• WHAT YOU WILL DO: Your output must be the lines below from the line containing "What D3.js code" to the line containing "var csiValue = 82;", both lines included, reproduced exactly and without pictures.

• GIVEN RECORDS:
=-=-=-=-=

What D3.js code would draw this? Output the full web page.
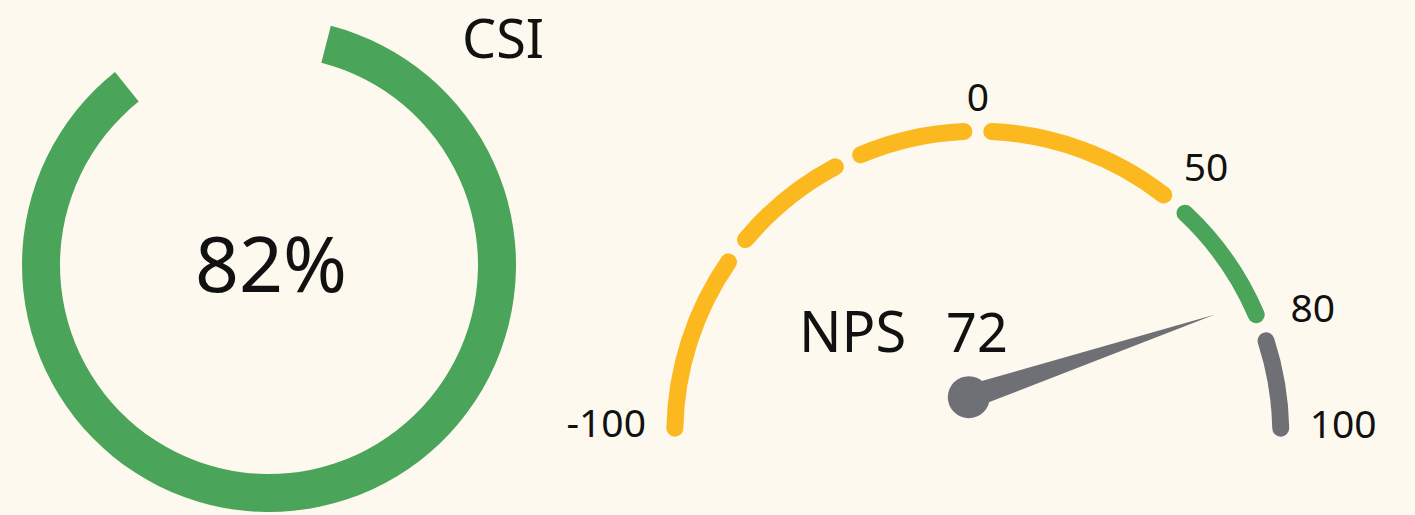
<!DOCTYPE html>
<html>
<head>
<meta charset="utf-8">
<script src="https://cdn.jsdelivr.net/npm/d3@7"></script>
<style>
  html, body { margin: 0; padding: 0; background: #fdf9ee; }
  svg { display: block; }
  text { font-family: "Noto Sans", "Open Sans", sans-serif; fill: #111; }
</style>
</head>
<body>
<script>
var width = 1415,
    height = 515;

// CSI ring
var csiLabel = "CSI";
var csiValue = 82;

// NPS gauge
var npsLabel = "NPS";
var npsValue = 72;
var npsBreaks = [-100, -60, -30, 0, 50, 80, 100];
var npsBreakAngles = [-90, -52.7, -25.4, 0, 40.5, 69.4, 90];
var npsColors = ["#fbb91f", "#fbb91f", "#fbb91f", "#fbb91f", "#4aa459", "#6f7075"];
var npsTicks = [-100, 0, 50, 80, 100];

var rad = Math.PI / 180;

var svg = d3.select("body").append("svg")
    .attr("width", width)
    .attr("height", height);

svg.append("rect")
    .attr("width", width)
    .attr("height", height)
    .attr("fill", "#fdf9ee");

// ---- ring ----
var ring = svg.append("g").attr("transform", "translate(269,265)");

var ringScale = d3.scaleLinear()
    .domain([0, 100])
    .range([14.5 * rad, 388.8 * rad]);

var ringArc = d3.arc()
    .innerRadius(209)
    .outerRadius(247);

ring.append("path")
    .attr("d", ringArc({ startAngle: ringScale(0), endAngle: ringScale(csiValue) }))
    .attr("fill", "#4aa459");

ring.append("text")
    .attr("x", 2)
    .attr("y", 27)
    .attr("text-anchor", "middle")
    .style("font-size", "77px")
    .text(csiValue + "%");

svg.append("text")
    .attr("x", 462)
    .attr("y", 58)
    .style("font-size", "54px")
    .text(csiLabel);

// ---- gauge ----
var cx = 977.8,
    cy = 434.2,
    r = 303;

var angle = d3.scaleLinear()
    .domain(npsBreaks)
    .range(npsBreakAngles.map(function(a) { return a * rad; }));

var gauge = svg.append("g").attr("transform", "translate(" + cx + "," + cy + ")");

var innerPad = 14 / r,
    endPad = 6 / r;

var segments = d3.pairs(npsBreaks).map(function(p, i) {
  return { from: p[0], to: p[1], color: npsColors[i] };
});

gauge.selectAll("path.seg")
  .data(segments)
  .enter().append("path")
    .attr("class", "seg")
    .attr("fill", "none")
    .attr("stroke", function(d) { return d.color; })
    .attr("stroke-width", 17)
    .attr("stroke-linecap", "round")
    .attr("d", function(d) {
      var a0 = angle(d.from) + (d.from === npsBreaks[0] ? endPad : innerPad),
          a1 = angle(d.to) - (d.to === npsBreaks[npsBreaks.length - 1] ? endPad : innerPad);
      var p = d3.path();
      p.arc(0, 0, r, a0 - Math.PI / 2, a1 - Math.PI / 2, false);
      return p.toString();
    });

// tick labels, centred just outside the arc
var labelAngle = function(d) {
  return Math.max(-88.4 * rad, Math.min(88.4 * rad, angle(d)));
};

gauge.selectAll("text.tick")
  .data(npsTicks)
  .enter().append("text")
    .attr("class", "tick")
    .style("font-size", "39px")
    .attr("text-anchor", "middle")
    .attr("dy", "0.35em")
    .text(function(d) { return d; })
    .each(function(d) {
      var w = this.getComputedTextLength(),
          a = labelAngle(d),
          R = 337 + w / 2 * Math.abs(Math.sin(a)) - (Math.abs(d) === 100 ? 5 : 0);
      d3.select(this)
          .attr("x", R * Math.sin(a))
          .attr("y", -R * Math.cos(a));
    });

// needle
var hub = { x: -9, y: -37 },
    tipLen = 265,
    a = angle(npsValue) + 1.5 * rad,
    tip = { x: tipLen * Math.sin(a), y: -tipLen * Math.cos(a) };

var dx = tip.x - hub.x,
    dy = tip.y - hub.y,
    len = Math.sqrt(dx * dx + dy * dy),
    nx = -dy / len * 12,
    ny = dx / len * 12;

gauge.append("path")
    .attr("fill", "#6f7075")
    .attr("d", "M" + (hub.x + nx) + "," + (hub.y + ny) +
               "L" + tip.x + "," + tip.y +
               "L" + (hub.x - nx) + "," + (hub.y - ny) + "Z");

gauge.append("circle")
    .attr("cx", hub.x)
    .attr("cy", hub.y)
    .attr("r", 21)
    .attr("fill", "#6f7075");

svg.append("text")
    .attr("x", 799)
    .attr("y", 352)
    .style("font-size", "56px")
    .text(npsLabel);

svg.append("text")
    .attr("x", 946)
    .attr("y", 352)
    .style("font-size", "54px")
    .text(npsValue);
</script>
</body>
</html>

=-=-=-=-=

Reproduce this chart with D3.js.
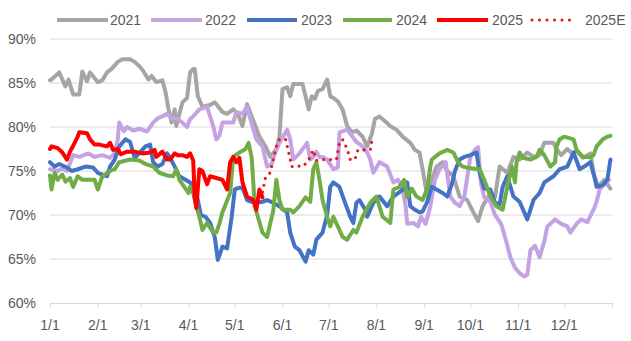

=-=-=-=-=

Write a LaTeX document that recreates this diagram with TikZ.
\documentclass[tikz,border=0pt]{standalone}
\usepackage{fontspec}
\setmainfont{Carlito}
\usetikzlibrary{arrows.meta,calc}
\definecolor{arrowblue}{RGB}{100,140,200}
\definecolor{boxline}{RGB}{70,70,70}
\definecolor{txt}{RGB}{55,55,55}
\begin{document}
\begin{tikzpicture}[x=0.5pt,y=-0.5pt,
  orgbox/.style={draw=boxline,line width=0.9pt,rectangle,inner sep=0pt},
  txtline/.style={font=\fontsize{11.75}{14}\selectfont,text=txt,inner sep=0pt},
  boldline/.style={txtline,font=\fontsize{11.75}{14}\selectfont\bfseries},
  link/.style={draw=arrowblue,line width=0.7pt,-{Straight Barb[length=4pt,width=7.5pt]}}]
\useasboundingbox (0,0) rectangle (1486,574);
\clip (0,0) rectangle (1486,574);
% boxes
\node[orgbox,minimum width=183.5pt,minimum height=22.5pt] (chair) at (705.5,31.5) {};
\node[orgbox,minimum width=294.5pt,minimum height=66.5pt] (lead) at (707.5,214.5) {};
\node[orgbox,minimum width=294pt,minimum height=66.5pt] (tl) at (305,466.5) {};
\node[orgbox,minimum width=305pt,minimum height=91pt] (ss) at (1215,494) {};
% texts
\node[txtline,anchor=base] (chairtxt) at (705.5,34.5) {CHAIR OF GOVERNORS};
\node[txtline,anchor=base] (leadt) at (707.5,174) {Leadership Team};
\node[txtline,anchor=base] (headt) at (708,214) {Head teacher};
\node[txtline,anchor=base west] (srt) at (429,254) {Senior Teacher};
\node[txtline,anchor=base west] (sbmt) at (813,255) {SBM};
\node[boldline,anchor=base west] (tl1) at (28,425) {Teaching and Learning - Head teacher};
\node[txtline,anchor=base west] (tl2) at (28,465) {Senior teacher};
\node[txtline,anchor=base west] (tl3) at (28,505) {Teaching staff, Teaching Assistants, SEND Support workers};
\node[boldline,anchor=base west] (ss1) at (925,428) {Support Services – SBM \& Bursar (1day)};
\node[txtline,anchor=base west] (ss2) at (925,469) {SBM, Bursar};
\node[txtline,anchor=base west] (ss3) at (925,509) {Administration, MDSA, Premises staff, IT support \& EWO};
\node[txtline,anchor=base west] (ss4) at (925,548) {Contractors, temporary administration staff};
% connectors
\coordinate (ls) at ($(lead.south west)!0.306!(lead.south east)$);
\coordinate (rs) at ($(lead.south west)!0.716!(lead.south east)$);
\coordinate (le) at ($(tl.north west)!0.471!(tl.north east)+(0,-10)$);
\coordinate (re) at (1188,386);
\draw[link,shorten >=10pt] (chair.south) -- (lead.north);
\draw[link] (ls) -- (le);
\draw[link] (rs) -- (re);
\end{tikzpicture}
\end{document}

=-=-=-=-=

• RESPONSE FOR THIS EXERCISE:
What D3.js code would draw this? Output the full web page.
<!DOCTYPE html>
<html>
<head>
<meta charset="utf-8">
<script src="https://cdn.jsdelivr.net/npm/d3@7"></script>
<style>
  html, body { margin: 0; padding: 0; background: #fdf9ee; }
  svg { display: block; }
  text { font-family: "Noto Sans", "Open Sans", sans-serif; fill: #111; }
</style>
</head>
<body>
<script>
var width = 1415,
    height = 515;

// CSI ring
var csiLabel = "CSI";
var csiValue = 82;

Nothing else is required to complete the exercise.